[begin Available data]

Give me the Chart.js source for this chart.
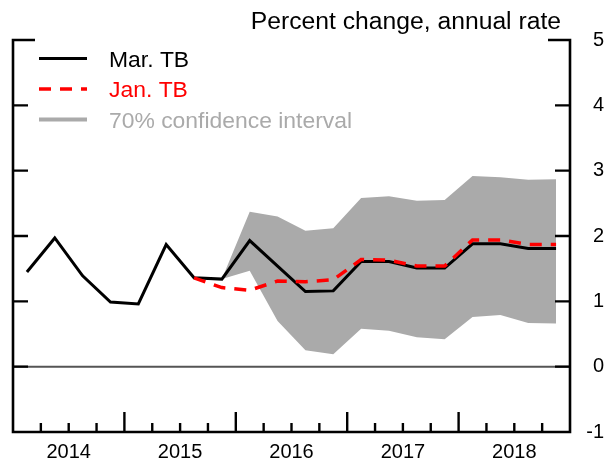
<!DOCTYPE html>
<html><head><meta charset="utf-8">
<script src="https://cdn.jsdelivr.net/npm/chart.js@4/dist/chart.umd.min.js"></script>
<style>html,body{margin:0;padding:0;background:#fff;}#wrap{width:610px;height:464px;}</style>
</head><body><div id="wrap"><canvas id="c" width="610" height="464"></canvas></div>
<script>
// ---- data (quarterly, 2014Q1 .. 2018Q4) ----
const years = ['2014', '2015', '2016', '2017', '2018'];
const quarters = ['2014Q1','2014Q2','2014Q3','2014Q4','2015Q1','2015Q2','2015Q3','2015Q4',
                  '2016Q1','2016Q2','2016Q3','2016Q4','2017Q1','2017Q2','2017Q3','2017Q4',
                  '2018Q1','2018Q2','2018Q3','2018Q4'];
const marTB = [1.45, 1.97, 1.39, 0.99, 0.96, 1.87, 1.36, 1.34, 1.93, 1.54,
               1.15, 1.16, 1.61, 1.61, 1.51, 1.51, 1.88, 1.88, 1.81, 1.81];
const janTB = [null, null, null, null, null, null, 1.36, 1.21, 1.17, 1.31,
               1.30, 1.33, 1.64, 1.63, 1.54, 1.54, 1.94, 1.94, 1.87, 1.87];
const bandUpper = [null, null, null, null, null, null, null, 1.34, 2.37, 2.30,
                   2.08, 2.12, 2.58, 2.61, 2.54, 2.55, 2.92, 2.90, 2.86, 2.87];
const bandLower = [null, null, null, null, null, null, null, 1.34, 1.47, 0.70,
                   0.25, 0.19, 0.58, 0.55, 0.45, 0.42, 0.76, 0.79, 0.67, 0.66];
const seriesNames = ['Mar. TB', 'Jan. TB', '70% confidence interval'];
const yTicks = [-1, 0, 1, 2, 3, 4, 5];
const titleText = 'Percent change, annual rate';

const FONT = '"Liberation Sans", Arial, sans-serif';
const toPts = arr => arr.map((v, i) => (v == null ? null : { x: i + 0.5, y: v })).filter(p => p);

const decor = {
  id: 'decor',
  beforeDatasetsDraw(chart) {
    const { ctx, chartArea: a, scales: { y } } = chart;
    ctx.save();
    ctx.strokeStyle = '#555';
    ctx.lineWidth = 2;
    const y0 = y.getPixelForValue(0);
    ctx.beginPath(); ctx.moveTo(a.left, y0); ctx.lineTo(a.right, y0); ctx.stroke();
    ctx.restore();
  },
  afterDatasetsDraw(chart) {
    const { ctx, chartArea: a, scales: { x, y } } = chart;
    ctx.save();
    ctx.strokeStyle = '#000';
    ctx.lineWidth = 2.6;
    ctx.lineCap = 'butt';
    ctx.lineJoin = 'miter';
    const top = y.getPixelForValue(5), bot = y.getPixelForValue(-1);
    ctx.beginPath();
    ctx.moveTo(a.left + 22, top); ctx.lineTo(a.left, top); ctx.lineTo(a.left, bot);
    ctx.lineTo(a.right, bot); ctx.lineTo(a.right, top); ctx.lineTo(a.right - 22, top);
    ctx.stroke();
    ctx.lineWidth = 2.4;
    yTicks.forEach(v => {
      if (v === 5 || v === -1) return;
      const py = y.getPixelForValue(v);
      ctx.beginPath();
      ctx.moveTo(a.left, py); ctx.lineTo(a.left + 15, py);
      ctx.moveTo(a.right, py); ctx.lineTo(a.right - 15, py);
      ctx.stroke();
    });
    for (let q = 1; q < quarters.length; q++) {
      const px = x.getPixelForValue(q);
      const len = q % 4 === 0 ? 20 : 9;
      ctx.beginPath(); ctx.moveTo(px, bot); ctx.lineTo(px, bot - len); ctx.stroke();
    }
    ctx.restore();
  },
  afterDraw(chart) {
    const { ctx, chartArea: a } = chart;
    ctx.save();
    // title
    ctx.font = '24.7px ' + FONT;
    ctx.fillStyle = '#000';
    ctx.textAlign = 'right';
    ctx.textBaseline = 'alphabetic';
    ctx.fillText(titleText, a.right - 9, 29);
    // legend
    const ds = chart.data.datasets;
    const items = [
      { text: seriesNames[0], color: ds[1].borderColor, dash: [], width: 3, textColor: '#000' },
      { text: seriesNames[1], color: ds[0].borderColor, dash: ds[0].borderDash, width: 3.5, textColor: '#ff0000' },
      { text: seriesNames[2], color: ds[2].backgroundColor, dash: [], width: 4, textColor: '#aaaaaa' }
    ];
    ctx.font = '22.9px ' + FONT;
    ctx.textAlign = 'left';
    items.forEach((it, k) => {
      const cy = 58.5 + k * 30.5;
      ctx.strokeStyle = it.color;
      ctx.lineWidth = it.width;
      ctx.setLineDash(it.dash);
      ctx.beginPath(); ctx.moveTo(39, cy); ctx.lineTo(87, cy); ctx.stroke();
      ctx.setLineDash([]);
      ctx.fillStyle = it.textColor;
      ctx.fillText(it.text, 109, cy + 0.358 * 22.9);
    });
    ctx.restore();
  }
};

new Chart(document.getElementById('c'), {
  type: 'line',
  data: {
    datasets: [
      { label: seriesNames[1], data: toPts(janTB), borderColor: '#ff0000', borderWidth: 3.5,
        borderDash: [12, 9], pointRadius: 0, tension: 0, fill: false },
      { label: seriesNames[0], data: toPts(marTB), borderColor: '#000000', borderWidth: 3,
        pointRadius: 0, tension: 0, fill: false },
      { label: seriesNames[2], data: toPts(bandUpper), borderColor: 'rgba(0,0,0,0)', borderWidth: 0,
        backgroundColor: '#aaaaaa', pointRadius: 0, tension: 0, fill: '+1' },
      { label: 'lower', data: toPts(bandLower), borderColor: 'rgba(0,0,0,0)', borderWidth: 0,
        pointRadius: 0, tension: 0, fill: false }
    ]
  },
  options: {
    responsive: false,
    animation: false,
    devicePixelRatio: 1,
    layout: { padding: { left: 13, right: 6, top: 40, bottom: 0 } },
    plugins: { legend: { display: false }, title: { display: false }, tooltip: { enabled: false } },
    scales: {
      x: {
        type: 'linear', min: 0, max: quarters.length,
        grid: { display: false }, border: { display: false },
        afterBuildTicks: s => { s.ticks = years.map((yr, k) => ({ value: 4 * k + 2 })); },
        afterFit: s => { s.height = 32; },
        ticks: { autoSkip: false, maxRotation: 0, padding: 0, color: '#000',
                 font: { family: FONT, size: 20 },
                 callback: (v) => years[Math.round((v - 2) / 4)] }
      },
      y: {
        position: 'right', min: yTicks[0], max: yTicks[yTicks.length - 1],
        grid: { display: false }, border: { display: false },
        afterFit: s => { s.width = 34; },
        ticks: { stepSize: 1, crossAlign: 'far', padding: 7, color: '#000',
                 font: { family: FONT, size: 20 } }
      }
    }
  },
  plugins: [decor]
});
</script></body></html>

[end Available data]

** Required task **
Reproduce the material in its entirety and word for word, without the pictures.

** Task answer **
Give me the Chart.js source for this chart.
<!DOCTYPE html>
<html><head><meta charset="utf-8">
<script src="https://cdn.jsdelivr.net/npm/chart.js@4/dist/chart.umd.min.js"></script>
<style>html,body{margin:0;padding:0;background:#fff;}#wrap{width:610px;height:464px;}</style>
</head><body><div id="wrap"><canvas id="c" width="610" height="464"></canvas></div>
<script>
// ---- data (quarterly, 2014Q1 .. 2018Q4) ----
const years = ['2014', '2015', '2016', '2017', '2018'];
const quarters = ['2014Q1','2014Q2','2014Q3','2014Q4','2015Q1','2015Q2','2015Q3','2015Q4',
                  '2016Q1','2016Q2','2016Q3','2016Q4','2017Q1','2017Q2','2017Q3','2017Q4',
                  '2018Q1','2018Q2','2018Q3','2018Q4'];
const marTB = [1.45, 1.97, 1.39, 0.99, 0.96, 1.87, 1.36, 1.34, 1.93, 1.54,
               1.15, 1.16, 1.61, 1.61, 1.51, 1.51, 1.88, 1.88, 1.81, 1.81];
const janTB = [null, null, null, null, null, null, 1.36, 1.21, 1.17, 1.31,
               1.30, 1.33, 1.64, 1.63, 1.54, 1.54, 1.94, 1.94, 1.87, 1.87];
const bandUpper = [null, null, null, null, null, null, null, 1.34, 2.37, 2.30,
                   2.08, 2.12, 2.58, 2.61, 2.54, 2.55, 2.92, 2.90, 2.86, 2.87];
const bandLower = [null, null, null, null, null, null, null, 1.34, 1.47, 0.70,
                   0.25, 0.19, 0.58, 0.55, 0.45, 0.42, 0.76, 0.79, 0.67, 0.66];
const seriesNames = ['Mar. TB', 'Jan. TB', '70% confidence interval'];
const yTicks = [-1, 0, 1, 2, 3, 4, 5];
const titleText = 'Percent change, annual rate';

const FONT = '"Liberation Sans", Arial, sans-serif';
const toPts = arr => arr.map((v, i) => (v == null ? null : { x: i + 0.5, y: v })).filter(p => p);

const decor = {
  id: 'decor',
  beforeDatasetsDraw(chart) {
    const { ctx, chartArea: a, scales: { y } } = chart;
    ctx.save();
    ctx.strokeStyle = '#555';
    ctx.lineWidth = 2;
    const y0 = y.getPixelForValue(0);
    ctx.beginPath(); ctx.moveTo(a.left, y0); ctx.lineTo(a.right, y0); ctx.stroke();
    ctx.restore();
  },
  afterDatasetsDraw(chart) {
    const { ctx, chartArea: a, scales: { x, y } } = chart;
    ctx.save();
    ctx.strokeStyle = '#000';
    ctx.lineWidth = 2.6;
    ctx.lineCap = 'butt';
    ctx.lineJoin = 'miter';
    const top = y.getPixelForValue(5), bot = y.getPixelForValue(-1);
    ctx.beginPath();
    ctx.moveTo(a.left + 22, top); ctx.lineTo(a.left, top); ctx.lineTo(a.left, bot);
    ctx.lineTo(a.right, bot); ctx.lineTo(a.right, top); ctx.lineTo(a.right - 22, top);
    ctx.stroke();
    ctx.lineWidth = 2.4;
    yTicks.forEach(v => {
      if (v === 5 || v === -1) return;
      const py = y.getPixelForValue(v);
      ctx.beginPath();
      ctx.moveTo(a.left, py); ctx.lineTo(a.left + 15, py);
      ctx.moveTo(a.right, py); ctx.lineTo(a.right - 15, py);
      ctx.stroke();
    });
    for (let q = 1; q < quarters.length; q++) {
      const px = x.getPixelForValue(q);
      const len = q % 4 === 0 ? 20 : 9;
      ctx.beginPath(); ctx.moveTo(px, bot); ctx.lineTo(px, bot - len); ctx.stroke();
    }
    ctx.restore();
  },
  afterDraw(chart) {
    const { ctx, chartArea: a } = chart;
    ctx.save();
    // title
    ctx.font = '24.7px ' + FONT;
    ctx.fillStyle = '#000';
    ctx.textAlign = 'right';
    ctx.textBaseline = 'alphabetic';
    ctx.fillText(titleText, a.right - 9, 29);
    // legend
    const ds = chart.data.datasets;
    const items = [
      { text: seriesNames[0], color: ds[1].borderColor, dash: [], width: 3, textColor: '#000' },
      { text: seriesNames[1], color: ds[0].borderColor, dash: ds[0].borderDash, width: 3.5, textColor: '#ff0000' },
      { text: seriesNames[2], color: ds[2].backgroundColor, dash: [], width: 4, textColor: '#aaaaaa' }
    ];
    ctx.font = '22.9px ' + FONT;
    ctx.textAlign = 'left';
    items.forEach((it, k) => {
      const cy = 58.5 + k * 30.5;
      ctx.strokeStyle = it.color;
      ctx.lineWidth = it.width;
      ctx.setLineDash(it.dash);
      ctx.beginPath(); ctx.moveTo(39, cy); ctx.lineTo(87, cy); ctx.stroke();
      ctx.setLineDash([]);
      ctx.fillStyle = it.textColor;
      ctx.fillText(it.text, 109, cy + 0.358 * 22.9);
    });
    ctx.restore();
  }
};

new Chart(document.getElementById('c'), {
  type: 'line',
  data: {
    datasets: [
      { label: seriesNames[1], data: toPts(janTB), borderColor: '#ff0000', borderWidth: 3.5,
        borderDash: [12, 9], pointRadius: 0, tension: 0, fill: false },
      { label: seriesNames[0], data: toPts(marTB), borderColor: '#000000', borderWidth: 3,
        pointRadius: 0, tension: 0, fill: false },
      { label: seriesNames[2], data: toPts(bandUpper), borderColor: 'rgba(0,0,0,0)', borderWidth: 0,
        backgroundColor: '#aaaaaa', pointRadius: 0, tension: 0, fill: '+1' },
      { label: 'lower', data: toPts(bandLower), borderColor: 'rgba(0,0,0,0)', borderWidth: 0,
        pointRadius: 0, tension: 0, fill: false }
    ]
  },
  options: {
    responsive: false,
    animation: false,
    devicePixelRatio: 1,
    layout: { padding: { left: 13, right: 6, top: 40, bottom: 0 } },
    plugins: { legend: { display: false }, title: { display: false }, tooltip: { enabled: false } },
    scales: {
      x: {
        type: 'linear', min: 0, max: quarters.length,
        grid: { display: false }, border: { display: false },
        afterBuildTicks: s => { s.ticks = years.map((yr, k) => ({ value: 4 * k + 2 })); },
        afterFit: s => { s.height = 32; },
        ticks: { autoSkip: false, maxRotation: 0, padding: 0, color: '#000',
                 font: { family: FONT, size: 20 },
                 callback: (v) => years[Math.round((v - 2) / 4)] }
      },
      y: {
        position: 'right', min: yTicks[0], max: yTicks[yTicks.length - 1],
        grid: { display: false }, border: { display: false },
        afterFit: s => { s.width = 34; },
        ticks: { stepSize: 1, crossAlign: 'far', padding: 7, color: '#000',
                 font: { family: FONT, size: 20 } }
      }
    }
  },
  plugins: [decor]
});
</script></body></html>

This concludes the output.